>> Begin

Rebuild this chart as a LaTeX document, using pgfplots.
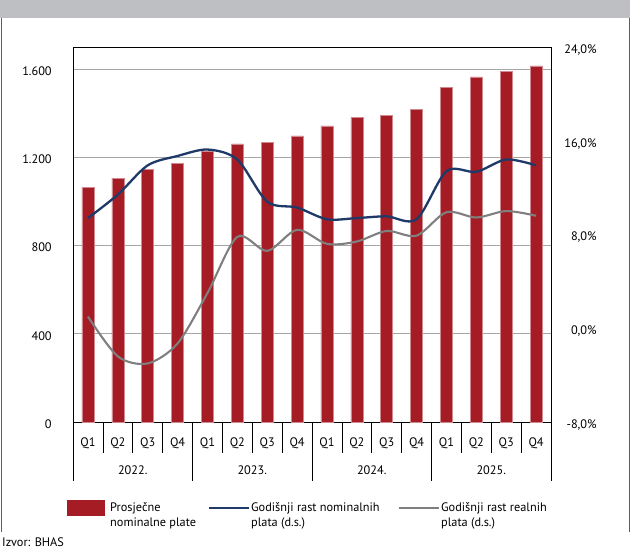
\documentclass[border=0pt]{standalone}
\usepackage{pgfplots}
\pgfplotsset{compat=1.18}
\usepackage{fontspec}
\setmainfont{PT Sans}

\definecolor{barred}{HTML}{A51C24}
\definecolor{baredge}{HTML}{D08A8F}
\definecolor{navy}{HTML}{1F3A68}
\definecolor{realgray}{HTML}{7F7F7F}
\definecolor{hdr}{HTML}{BEBFC3}
\definecolor{gridc}{HTML}{A6A6A6}
\definecolor{framec}{HTML}{5E5E5E}

\begin{document}
\fontsize{12.3}{14}\selectfont
\begin{tikzpicture}[x=1pt,y=1pt]
\useasboundingbox (0,0) rectangle (630,560);
% header band and side frame
\fill[hdr] (0,542) rectangle (630,560);
\draw[framec, line width=0.8pt] (1,28) -- (1,542) (629,28) -- (629,542);

\begin{axis}[
    at={(73pt,138pt)}, anchor=south west,
    width=478pt, height=375pt, scale only axis,
    xmin=-0.5, xmax=15.5,
    ymin=0, ymax=1700,
    clip=false,
    axis line style={black, line width=0.8pt},
    major tick length=0pt,
    ytick pos=left, xtick pos=bottom,
    ytick={0,400,800,1200,1600},
    yticklabels={0,400,800,1.200,1.600},
    yticklabel style={anchor=east, xshift=-17pt, yshift=-2pt},
    xtick={0,...,15},
    xticklabels={Q1,Q2,Q3,Q4,Q1,Q2,Q3,Q4,Q1,Q2,Q3,Q4,Q1,Q2,Q3,Q4},
    xticklabel style={anchor=base, yshift=-25pt},
    ymajorgrids, grid style={gridc, line width=0.7pt},
    ]
\addplot[ybar, bar width=12pt, fill=barred, draw=baredge, line width=0.4pt]
  coordinates {(0,1064) (1,1105) (2,1144) (3,1173) (4,1229) (5,1261) (6,1268) (7,1297)
               (8,1342) (9,1380) (10,1391) (11,1418) (12,1516) (13,1564) (14,1591) (15,1614)};
% category separators
\pgfplotsinvokeforeach{0.5,1.5,2.5,4.5,5.5,6.5,8.5,9.5,10.5,12.5,13.5,14.5}{
  \draw[black, line width=0.7pt] (axis cs:#1,0) -- ++(0pt,-31pt);
}
\pgfplotsinvokeforeach{-0.5,3.5,7.5,11.5,15.5}{
  \draw[black, line width=0.7pt] (axis cs:#1,0) -- ++(0pt,-59pt);
}
\node[anchor=base] at ([yshift=-53pt]axis cs:1.5,0) {2022.};
\node[anchor=base] at ([yshift=-53pt]axis cs:5.5,0) {2023.};
\node[anchor=base] at ([yshift=-53pt]axis cs:9.5,0) {2024.};
\node[anchor=base] at ([yshift=-53pt]axis cs:13.5,0) {2025.};
\end{axis}

\begin{axis}[
    at={(73pt,138pt)}, anchor=south west,
    width=478pt, height=375pt, scale only axis,
    xmin=-0.5, xmax=15.5,
    ymin=-8, ymax=24,
    axis x line=none,
    axis y line*=right,
    axis line style={black, line width=0.8pt},
    major tick length=0pt,
    ytick={-8,0,8,16,24},
    yticklabels={{-8,0\%},{0,0\%},{8,0\%},{16,0\%},{24,0\%}},
    yticklabel style={anchor=east, xshift=50pt, yshift=-3pt},
    ]
\addplot[navy, line width=2.3pt, smooth, tension=0.5]
  coordinates {(0,9.4) (1,11.4) (2,13.9) (3,14.7) (4,15.25) (5,14.4) (6,10.8) (7,10.3)
               (8,9.3) (9,9.4) (10,9.55) (11,9.3) (12,13.4) (13,13.35) (14,14.4) (15,13.9)};
\addplot[realgray, line width=2.1pt, smooth, tension=0.5]
  coordinates {(0,1.0) (1,-2.4) (2,-3.0) (3,-1.3) (4,3.0) (5,7.8) (6,6.6) (7,8.4)
               (8,7.2) (9,7.4) (10,8.3) (11,7.9) (12,9.9) (13,9.45) (14,10.0) (15,9.6)};
\end{axis}

% legend
\fill[barred] (67,44) rectangle (105,60);
\node[anchor=base west, inner sep=0pt] at (110,48) {Prosječne};
\node[anchor=base west, inner sep=0pt] at (110,33) {nominalne plate};
\draw[navy, line width=2pt] (209,52) -- (249,52);
\node[anchor=base west, inner sep=0pt] at (251,48) {Godišnji rast nominalnih};
\node[anchor=base west, inner sep=0pt] at (251,33) {plata (d.s.)};
\draw[realgray, line width=2pt] (399,52) -- (439,52);
\node[anchor=base west, inner sep=0pt] at (441,48) {Godišnji rast realnih};
\node[anchor=base west, inner sep=0pt] at (441,33) {plata (d.s.)};
\node[anchor=base west, inner sep=0pt] at (2,13) {Izvor: BHAS};
\end{tikzpicture}
\end{document}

>> End

> WHAT THE EXERCISE ASKS
Starting at the first line of the material, output exactly the lines up to and including the one with "(629,28) -- (629,542);". Do not include the pictures.

> RESULT OF THIS TASK
Rebuild this chart as a LaTeX document, using pgfplots.
\documentclass[border=0pt]{standalone}
\usepackage{pgfplots}
\pgfplotsset{compat=1.18}
\usepackage{fontspec}
\setmainfont{PT Sans}

\definecolor{barred}{HTML}{A51C24}
\definecolor{baredge}{HTML}{D08A8F}
\definecolor{navy}{HTML}{1F3A68}
\definecolor{realgray}{HTML}{7F7F7F}
\definecolor{hdr}{HTML}{BEBFC3}
\definecolor{gridc}{HTML}{A6A6A6}
\definecolor{framec}{HTML}{5E5E5E}

\begin{document}
\fontsize{12.3}{14}\selectfont
\begin{tikzpicture}[x=1pt,y=1pt]
\useasboundingbox (0,0) rectangle (630,560);
% header band and side frame
\fill[hdr] (0,542) rectangle (630,560);
\draw[framec, line width=0.8pt] (1,28) -- (1,542) (629,28) -- (629,542);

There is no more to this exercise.